Rosa Sophia Cornelia Nepgen (Barkly East, Cape Colony, 12 December 1909 – Stellenbosch, South Africa, 14 February 2000) was a South African composer. The bulk of her oeuvre consists of settings of Afrikaans poems for voice and piano, including numerous songs with lyrics by her husband, W.E.G. Louw, and his brother the poet N.P. van Wyk Louw.
==Early life, education, and marriage==
She was the daughter of Johann Nepgen, a barrister in Barkly East, and Millicent Grace Schlemmer, a talented singer, pianist, and violinist. She received piano lessons from her mother at an early age. The family moved to Pretoria in 1912 and to Standerton in 1913. In the latter place she was taught by organist Dirk Meerkotter, but in the meantime she also took lessons with Ellen Norburn at the Pretoria College of Music. This was supplemented with singing and organ lessons with Stephanie Faure. From 1927 onwards, Nepgen studied at the University of the Witwatersrand in the faculties of Music, English, and Ethics. In 1931, she graduated with a B.Mus. She subsequently became a lecturer at the aforementioned university. In 1944, she married Louw, who, besides being a poet, was also a professor of Afrikaans and Dutch at Rhodes University.
==Early composing==
One of the first works she wrote was the music for the performances of Aristophane's Clouds. She was supported in this by her piano teacher, Horace Barton. A series of songs based on English texts followed, such as those for the miracle play The Three Marys for soloists and chamber orchestra. From 1940 onwards she focused more on Afrikaans texts. While studying the anthology Uit ons digkunst (From Our Digikunst), she became acquainted with the poems of Louw. During this time, she also earned money as (assistant) organist at the Dutch Reformed Church in Melville, a suburb of Johannesburg. In 1944, the couple moved to Grahamstown. Her marriage also allowed her to immerse herself in Dutch poetry.

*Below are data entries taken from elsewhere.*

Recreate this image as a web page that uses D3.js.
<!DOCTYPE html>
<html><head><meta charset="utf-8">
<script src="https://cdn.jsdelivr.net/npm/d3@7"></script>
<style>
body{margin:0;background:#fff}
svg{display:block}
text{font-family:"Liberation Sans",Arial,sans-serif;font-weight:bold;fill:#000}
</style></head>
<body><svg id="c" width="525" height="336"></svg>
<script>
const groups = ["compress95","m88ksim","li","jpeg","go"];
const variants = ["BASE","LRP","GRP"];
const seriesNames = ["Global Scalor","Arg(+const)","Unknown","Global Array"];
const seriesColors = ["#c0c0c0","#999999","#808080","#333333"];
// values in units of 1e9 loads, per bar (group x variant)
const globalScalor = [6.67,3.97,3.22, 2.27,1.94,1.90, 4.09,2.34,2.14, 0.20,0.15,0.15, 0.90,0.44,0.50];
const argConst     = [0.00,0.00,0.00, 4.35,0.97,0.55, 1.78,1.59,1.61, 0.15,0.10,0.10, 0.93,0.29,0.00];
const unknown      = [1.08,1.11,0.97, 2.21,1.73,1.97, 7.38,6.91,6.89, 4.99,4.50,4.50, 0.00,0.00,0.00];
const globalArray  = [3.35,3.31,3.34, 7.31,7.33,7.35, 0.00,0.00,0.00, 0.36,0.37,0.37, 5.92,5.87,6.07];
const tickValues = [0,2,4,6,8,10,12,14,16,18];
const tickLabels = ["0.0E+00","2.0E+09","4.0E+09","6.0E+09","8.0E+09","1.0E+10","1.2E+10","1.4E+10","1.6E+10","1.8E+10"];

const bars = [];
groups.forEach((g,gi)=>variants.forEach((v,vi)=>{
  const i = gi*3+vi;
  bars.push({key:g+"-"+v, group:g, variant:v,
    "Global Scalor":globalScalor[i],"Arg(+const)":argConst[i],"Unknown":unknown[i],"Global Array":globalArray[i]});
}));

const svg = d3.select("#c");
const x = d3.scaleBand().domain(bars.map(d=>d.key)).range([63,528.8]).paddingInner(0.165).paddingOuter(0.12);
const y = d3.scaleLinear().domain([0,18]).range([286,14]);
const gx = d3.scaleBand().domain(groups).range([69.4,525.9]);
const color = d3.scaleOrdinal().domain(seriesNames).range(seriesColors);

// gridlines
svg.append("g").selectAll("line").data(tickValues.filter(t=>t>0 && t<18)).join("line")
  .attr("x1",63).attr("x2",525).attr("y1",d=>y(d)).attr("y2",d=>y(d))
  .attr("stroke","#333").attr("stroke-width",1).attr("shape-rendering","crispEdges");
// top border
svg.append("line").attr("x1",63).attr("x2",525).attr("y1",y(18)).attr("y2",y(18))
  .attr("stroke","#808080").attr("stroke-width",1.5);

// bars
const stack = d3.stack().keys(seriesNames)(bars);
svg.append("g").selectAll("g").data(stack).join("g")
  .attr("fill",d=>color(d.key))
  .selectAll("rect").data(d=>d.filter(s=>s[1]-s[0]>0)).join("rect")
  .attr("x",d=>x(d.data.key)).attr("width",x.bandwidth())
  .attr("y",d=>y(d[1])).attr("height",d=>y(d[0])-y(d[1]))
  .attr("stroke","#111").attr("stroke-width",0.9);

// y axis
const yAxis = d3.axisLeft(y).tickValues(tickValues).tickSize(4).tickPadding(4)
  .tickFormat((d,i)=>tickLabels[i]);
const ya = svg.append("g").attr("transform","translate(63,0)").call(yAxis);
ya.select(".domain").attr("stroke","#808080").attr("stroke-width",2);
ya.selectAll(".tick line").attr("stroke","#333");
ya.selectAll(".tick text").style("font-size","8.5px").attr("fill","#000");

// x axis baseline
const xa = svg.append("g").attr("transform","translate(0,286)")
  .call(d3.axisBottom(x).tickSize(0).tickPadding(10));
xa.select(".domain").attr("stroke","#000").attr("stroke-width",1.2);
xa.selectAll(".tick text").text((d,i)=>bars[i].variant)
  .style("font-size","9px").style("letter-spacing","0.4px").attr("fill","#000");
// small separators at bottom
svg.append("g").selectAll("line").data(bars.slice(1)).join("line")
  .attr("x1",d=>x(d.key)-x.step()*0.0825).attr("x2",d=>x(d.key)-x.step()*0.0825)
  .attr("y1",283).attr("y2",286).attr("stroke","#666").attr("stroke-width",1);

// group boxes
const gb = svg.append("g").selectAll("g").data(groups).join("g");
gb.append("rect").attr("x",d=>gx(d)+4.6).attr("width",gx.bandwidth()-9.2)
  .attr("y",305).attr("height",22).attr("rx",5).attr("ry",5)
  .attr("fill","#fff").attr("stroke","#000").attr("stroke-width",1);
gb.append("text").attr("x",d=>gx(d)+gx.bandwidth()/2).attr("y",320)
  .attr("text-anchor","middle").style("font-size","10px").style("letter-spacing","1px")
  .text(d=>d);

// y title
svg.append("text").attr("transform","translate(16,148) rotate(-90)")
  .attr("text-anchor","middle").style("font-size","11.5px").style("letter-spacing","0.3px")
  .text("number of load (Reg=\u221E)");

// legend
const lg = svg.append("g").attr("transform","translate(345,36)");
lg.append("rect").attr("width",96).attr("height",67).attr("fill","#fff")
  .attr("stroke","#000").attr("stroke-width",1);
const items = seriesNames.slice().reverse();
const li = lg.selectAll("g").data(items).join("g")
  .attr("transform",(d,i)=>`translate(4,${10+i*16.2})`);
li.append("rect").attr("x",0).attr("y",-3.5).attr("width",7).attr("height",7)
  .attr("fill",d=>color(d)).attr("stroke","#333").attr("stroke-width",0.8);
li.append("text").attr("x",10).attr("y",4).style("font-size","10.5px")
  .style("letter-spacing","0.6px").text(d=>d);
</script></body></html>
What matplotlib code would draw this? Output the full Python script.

==Move to Cape Town and journeys in Europe==
In 1957, the family moved to Cape Town, where her husband tried to elevate the magazine Die Burger, particularly in the arts. Nepgen took charge of the book department. She began singing in the choir Goeie Hoop, where she was able to immerse herself in repertoire ranging from the Middle Ages to contemporary music. During those years, she regularly attended concerts of the Cape Symphony Orchestra and made musical journeys to Europe. There, she briefly apprenticed with the Flemish Flor Peeters (1949) and Ernest Willem Mulder and Peter Frankl of the Amsterdam Conservatory . She developed lasting friendships with composer Henk Badings, musicologist and critic Eduard Reeser, and singers Laurens Bogtman and Annie Woud. She also visited Italy with her husband, learned the language, and together with her husband wrote an Afrikaans version of Georg Friedrich Handel's Messiah, which was published by Novello. In Italy she met composer Luigi Dallapiccola and poet Eugenio Montale, whose work she would translate and set to music.
== At Stellenbosch==
In 1966, her husband was appointed professor at the University of Stellenbosch, and the Louw-Nepgen family moved there. That same year, she wrote her "Psalter, met hart en mond" (Psalter with Heart and Mouth), based on Afrikaans translations of the psalms of Totius. She remained active in all areas, earning her an award from the South African Academy of Science and Art in 1980. She died on February 14, 2000, in Stellenbosch at the age of 90.
==Works==
Nepgen's oeuvre was a victim of her self-criticism. Although she wrote approximately 300 songs, she continually tinkered with them, so that most remained in manuscript form; only a few made it to the printing press. Her instrumental works include the Fugal Fantasy (1937), a sonata (1937), and a single orchestral work: Vroeë aand, also from 1937. Seven collections were published under the title Die liedere van Rosa Nepgen. Along with Priaulx Rainier and Blanche Gerstman, she is considered one of the most important female composers in South Africa of the 20th century.